Data extracted from a collection
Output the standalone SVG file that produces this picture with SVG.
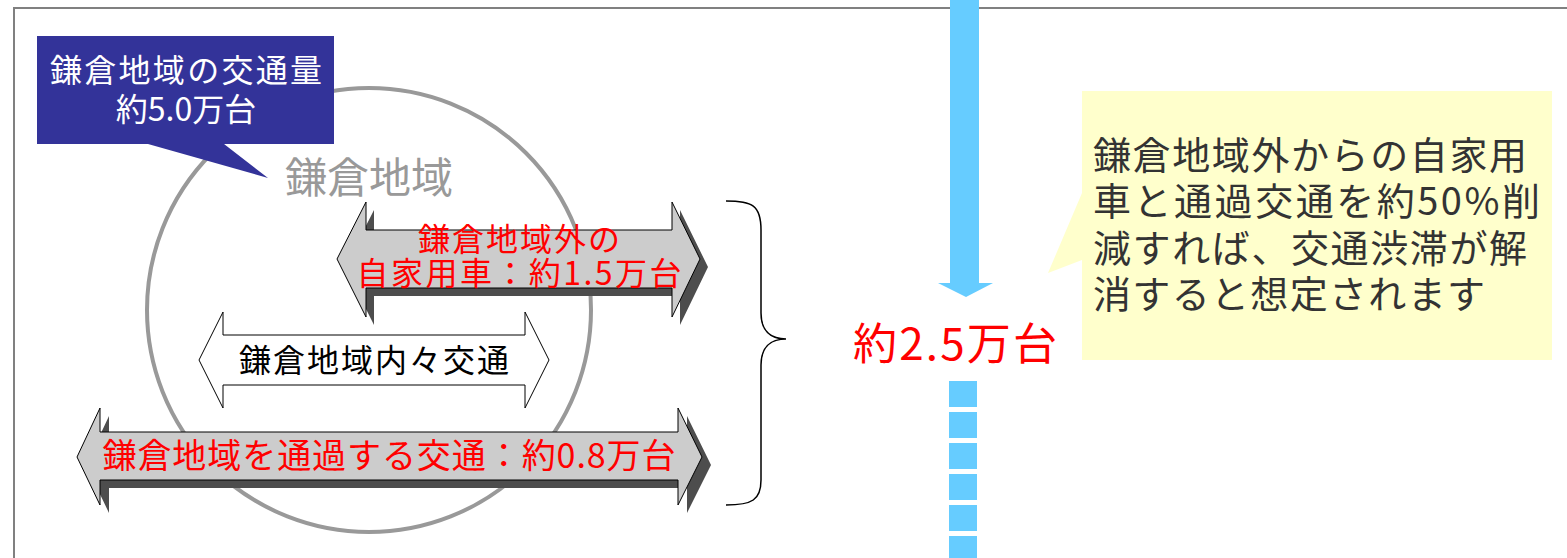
<svg xmlns="http://www.w3.org/2000/svg" width="1567" height="558" viewBox="0 0 1567 558">
<style>
text{font-family:"Noto Sans CJK JP","Noto Sans",sans-serif;}
.arr{fill:#CCCCCC;stroke:#000;stroke-width:1;}
.shadow{fill:#4D4D4D;}
.red{fill:#FF0000;text-anchor:middle;}
.blue{fill:#66CCFF;}
.note{font-size:38px;fill:#333333;}
</style>
<rect x="0" y="0" width="1567" height="558" fill="#FFFFFF"/>
<g id="frame">
<path d="M14,558 V8 H1567" fill="none" stroke="#808080" stroke-width="2"/>
</g>
<g id="region-circle">
<circle cx="369" cy="310" r="222" fill="none" stroke="#999999" stroke-width="4"/>
<text x="369" y="193" font-size="42" fill="#999999" text-anchor="middle">鎌倉地域</text>
</g>
<g id="callout-total">
<polygon points="37,36 334,36 334,144 224,144 268,178 148,144 37,144" fill="#333399"/>
<text x="186" y="82" font-size="32" fill="#FFFFFF" text-anchor="middle" textLength="272">鎌倉地域の交通量</text>
<text x="186" y="121" font-size="32" fill="#FFFFFF" text-anchor="middle">約5.0万台</text>
</g>
<g id="arrow-outside-cars">
<polygon class="shadow" transform="translate(8,8)" points="337,259 366,202 366,230 672,230 672,202 700,259 672,317 672,288 366,288 366,317"/>
<polygon class="arr" points="337,259 366,202 366,230 672,230 672,202 700,259 672,317 672,288 366,288 366,317"/>
<text class="red" x="519" y="251" font-size="32" textLength="202">鎌倉地域外の</text>
<text class="red" x="519" y="285" font-size="32" textLength="325">自家用車：約1.5万台</text>
</g>
<g id="arrow-internal">
<polygon points="199,360 223,312 223,335 525,335 525,312 549,360 525,408 525,385 223,385 223,408" fill="#FFFFFF" stroke="#000" stroke-width="1"/>
<text x="374" y="372" font-size="32" fill="#000000" text-anchor="middle" textLength="270">鎌倉地域内々交通</text>
</g>
<g id="arrow-through">
<polygon class="shadow" transform="translate(9,8)" points="77,457 100,408 100,432 678,432 678,408 702,457 678,505 678,480 100,480 100,505"/>
<polygon class="arr" points="77,457 100,408 100,432 678,432 678,408 702,457 678,505 678,480 100,480 100,505"/>
<text class="red" x="389" y="468" font-size="34" textLength="573">鎌倉地域を通過する交通：約0.8万台</text>
</g>
<g id="connectors">
<path d="M726,201 C752,201 761,205 761,230 V313 C761,330 770,339 786,339 C770,339 761,348 761,365 V480 C761,500 752,505 726,505" fill="none" stroke="#000" stroke-width="1.5"/>
<polygon class="blue" points="950,0 979,0 979,283 993,283 966,297 938,283 950,283"/>
<rect class="blue" x="949" y="381" width="28" height="26"/>
<rect class="blue" x="949" y="412" width="28" height="26"/>
<rect class="blue" x="949" y="443" width="28" height="26"/>
<rect class="blue" x="949" y="474" width="28" height="26"/>
<rect class="blue" x="949" y="505" width="28" height="26"/>
<rect class="blue" x="949" y="536" width="28" height="26"/>
</g>
<g id="result">
<text class="red" x="955" y="360" font-size="44" textLength="204">約2.5万台</text>
</g>
<g id="note">
<polygon points="1082,91 1552,91 1552,360 1082,360 1082,260 1048,273 1082,193" fill="#FFFFCC"/>
<text class="note" x="1093" y="169" textLength="434">鎌倉地域外からの自家用</text>
<text class="note" x="1093" y="215" textLength="447">車と通過交通を約50%削</text>
<text class="note" x="1093" y="262" textLength="434">減すれば、交通渋滞が解</text>
<text class="note" x="1093" y="308" textLength="392">消すると想定されます</text>
</g>
</svg>
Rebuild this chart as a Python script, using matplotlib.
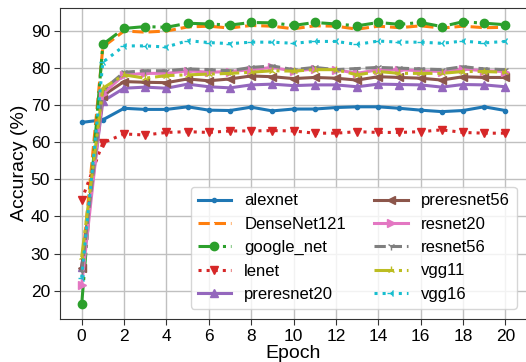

# AIM OF THE TASK
Copy each line of the data that contains the word "this".

# COMPLETE OUTPUT
Output the standalone SVG file that produces this picture with SVG.
Rebuild this chart as a Python script, using matplotlib.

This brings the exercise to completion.